Problem requirements: Repeat the lines below exactly as they appear, but leave out the images.

Data extract:
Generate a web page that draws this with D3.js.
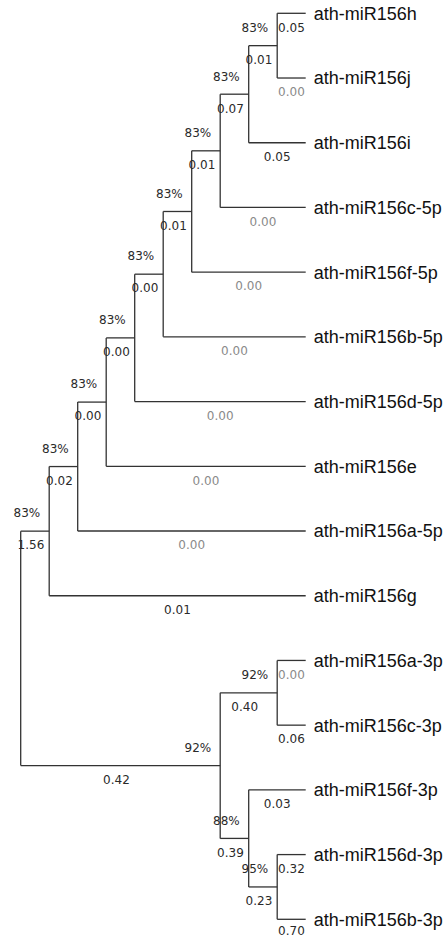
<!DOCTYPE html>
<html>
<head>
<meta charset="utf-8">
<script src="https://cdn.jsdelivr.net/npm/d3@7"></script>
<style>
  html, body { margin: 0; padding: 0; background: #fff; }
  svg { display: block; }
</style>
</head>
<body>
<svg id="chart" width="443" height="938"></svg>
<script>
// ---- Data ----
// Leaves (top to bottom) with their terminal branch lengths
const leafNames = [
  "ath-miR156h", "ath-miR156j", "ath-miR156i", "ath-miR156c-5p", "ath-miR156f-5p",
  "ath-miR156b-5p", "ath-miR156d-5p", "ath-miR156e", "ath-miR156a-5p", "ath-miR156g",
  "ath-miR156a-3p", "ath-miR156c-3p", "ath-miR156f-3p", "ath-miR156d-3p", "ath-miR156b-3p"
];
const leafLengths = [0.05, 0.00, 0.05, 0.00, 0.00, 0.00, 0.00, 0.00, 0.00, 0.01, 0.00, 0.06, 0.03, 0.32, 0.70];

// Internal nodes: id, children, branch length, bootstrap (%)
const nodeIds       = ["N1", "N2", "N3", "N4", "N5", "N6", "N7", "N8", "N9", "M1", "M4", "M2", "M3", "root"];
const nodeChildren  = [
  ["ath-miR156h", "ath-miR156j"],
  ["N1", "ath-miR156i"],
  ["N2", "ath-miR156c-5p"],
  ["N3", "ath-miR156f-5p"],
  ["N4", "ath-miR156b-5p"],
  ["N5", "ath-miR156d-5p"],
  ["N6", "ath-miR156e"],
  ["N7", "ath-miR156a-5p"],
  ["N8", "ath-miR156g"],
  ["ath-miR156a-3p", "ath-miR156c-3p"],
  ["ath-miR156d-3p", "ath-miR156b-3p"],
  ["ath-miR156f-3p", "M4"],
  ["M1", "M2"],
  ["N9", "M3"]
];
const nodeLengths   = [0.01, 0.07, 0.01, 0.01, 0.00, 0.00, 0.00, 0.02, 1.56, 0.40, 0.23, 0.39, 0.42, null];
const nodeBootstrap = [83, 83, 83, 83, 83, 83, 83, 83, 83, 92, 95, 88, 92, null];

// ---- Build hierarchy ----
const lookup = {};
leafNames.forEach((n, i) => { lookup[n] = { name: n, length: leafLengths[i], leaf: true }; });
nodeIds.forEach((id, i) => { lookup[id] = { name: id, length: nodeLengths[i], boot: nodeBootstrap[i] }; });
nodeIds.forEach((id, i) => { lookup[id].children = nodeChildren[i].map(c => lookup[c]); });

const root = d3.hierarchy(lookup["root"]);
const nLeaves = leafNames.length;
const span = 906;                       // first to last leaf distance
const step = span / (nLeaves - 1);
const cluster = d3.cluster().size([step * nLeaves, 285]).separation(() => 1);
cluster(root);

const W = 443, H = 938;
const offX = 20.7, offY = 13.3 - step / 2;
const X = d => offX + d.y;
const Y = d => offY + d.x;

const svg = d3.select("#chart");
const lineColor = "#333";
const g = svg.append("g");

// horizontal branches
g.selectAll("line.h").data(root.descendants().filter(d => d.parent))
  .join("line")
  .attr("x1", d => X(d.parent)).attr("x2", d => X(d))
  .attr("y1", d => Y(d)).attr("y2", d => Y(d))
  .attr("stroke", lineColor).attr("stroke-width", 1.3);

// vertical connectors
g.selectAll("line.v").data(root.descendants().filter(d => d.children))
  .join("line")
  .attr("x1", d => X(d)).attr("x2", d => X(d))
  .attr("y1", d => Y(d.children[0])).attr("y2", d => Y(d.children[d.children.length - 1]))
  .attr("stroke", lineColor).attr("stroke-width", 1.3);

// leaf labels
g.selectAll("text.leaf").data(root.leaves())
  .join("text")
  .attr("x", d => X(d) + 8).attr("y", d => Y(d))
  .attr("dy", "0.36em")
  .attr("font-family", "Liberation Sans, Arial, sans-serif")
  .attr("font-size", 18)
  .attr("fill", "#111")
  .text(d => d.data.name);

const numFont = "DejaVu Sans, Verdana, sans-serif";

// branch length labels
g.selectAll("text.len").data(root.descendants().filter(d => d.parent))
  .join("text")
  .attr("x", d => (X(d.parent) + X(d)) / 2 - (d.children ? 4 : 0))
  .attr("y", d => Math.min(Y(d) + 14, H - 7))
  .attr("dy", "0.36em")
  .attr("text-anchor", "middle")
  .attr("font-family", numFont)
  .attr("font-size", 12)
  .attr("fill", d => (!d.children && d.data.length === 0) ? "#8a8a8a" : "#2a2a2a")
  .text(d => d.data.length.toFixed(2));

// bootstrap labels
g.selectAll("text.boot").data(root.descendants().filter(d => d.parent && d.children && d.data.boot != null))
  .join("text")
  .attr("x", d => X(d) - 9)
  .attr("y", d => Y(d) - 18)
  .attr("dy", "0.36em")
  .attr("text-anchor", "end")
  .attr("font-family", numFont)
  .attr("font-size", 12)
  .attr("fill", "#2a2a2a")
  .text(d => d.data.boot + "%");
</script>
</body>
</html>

Task answer:
Generate a web page that draws this with D3.js.
<!DOCTYPE html>
<html>
<head>
<meta charset="utf-8">
<script src="https://cdn.jsdelivr.net/npm/d3@7"></script>
<style>
  html, body { margin: 0; padding: 0; background: #fff; }
  svg { display: block; }
</style>
</head>
<body>
<svg id="chart" width="443" height="938"></svg>
<script>
// ---- Data ----
// Leaves (top to bottom) with their terminal branch lengths
const leafNames = [
  "ath-miR156h", "ath-miR156j", "ath-miR156i", "ath-miR156c-5p", "ath-miR156f-5p",
  "ath-miR156b-5p", "ath-miR156d-5p", "ath-miR156e", "ath-miR156a-5p", "ath-miR156g",
  "ath-miR156a-3p", "ath-miR156c-3p", "ath-miR156f-3p", "ath-miR156d-3p", "ath-miR156b-3p"
];
const leafLengths = [0.05, 0.00, 0.05, 0.00, 0.00, 0.00, 0.00, 0.00, 0.00, 0.01, 0.00, 0.06, 0.03, 0.32, 0.70];

// Internal nodes: id, children, branch length, bootstrap (%)
const nodeIds       = ["N1", "N2", "N3", "N4", "N5", "N6", "N7", "N8", "N9", "M1", "M4", "M2", "M3", "root"];
const nodeChildren  = [
  ["ath-miR156h", "ath-miR156j"],
  ["N1", "ath-miR156i"],
  ["N2", "ath-miR156c-5p"],
  ["N3", "ath-miR156f-5p"],
  ["N4", "ath-miR156b-5p"],
  ["N5", "ath-miR156d-5p"],
  ["N6", "ath-miR156e"],
  ["N7", "ath-miR156a-5p"],
  ["N8", "ath-miR156g"],
  ["ath-miR156a-3p", "ath-miR156c-3p"],
  ["ath-miR156d-3p", "ath-miR156b-3p"],
  ["ath-miR156f-3p", "M4"],
  ["M1", "M2"],
  ["N9", "M3"]
];
const nodeLengths   = [0.01, 0.07, 0.01, 0.01, 0.00, 0.00, 0.00, 0.02, 1.56, 0.40, 0.23, 0.39, 0.42, null];
const nodeBootstrap = [83, 83, 83, 83, 83, 83, 83, 83, 83, 92, 95, 88, 92, null];

// ---- Build hierarchy ----
const lookup = {};
leafNames.forEach((n, i) => { lookup[n] = { name: n, length: leafLengths[i], leaf: true }; });
nodeIds.forEach((id, i) => { lookup[id] = { name: id, length: nodeLengths[i], boot: nodeBootstrap[i] }; });
nodeIds.forEach((id, i) => { lookup[id].children = nodeChildren[i].map(c => lookup[c]); });

const root = d3.hierarchy(lookup["root"]);
const nLeaves = leafNames.length;
const span = 906;                       // first to last leaf distance
const step = span / (nLeaves - 1);
const cluster = d3.cluster().size([step * nLeaves, 285]).separation(() => 1);
cluster(root);

const W = 443, H = 938;
const offX = 20.7, offY = 13.3 - step / 2;
const X = d => offX + d.y;
const Y = d => offY + d.x;

const svg = d3.select("#chart");
const lineColor = "#333";
const g = svg.append("g");

// horizontal branches
g.selectAll("line.h").data(root.descendants().filter(d => d.parent))
  .join("line")
  .attr("x1", d => X(d.parent)).attr("x2", d => X(d))
  .attr("y1", d => Y(d)).attr("y2", d => Y(d))
  .attr("stroke", lineColor).attr("stroke-width", 1.3);

// vertical connectors
g.selectAll("line.v").data(root.descendants().filter(d => d.children))
  .join("line")
  .attr("x1", d => X(d)).attr("x2", d => X(d))
  .attr("y1", d => Y(d.children[0])).attr("y2", d => Y(d.children[d.children.length - 1]))
  .attr("stroke", lineColor).attr("stroke-width", 1.3);

// leaf labels
g.selectAll("text.leaf").data(root.leaves())
  .join("text")
  .attr("x", d => X(d) + 8).attr("y", d => Y(d))
  .attr("dy", "0.36em")
  .attr("font-family", "Liberation Sans, Arial, sans-serif")
  .attr("font-size", 18)
  .attr("fill", "#111")
  .text(d => d.data.name);

const numFont = "DejaVu Sans, Verdana, sans-serif";

// branch length labels
g.selectAll("text.len").data(root.descendants().filter(d => d.parent))
  .join("text")
  .attr("x", d => (X(d.parent) + X(d)) / 2 - (d.children ? 4 : 0))
  .attr("y", d => Math.min(Y(d) + 14, H - 7))
  .attr("dy", "0.36em")
  .attr("text-anchor", "middle")
  .attr("font-family", numFont)
  .attr("font-size", 12)
  .attr("fill", d => (!d.children && d.data.length === 0) ? "#8a8a8a" : "#2a2a2a")
  .text(d => d.data.length.toFixed(2));

// bootstrap labels
g.selectAll("text.boot").data(root.descendants().filter(d => d.parent && d.children && d.data.boot != null))
  .join("text")
  .attr("x", d => X(d) - 9)
  .attr("y", d => Y(d) - 18)
  .attr("dy", "0.36em")
  .attr("text-anchor", "end")
  .attr("font-family", numFont)
  .attr("font-size", 12)
  .attr("fill", "#2a2a2a")
  .text(d => d.data.boot + "%");
</script>
</body>
</html>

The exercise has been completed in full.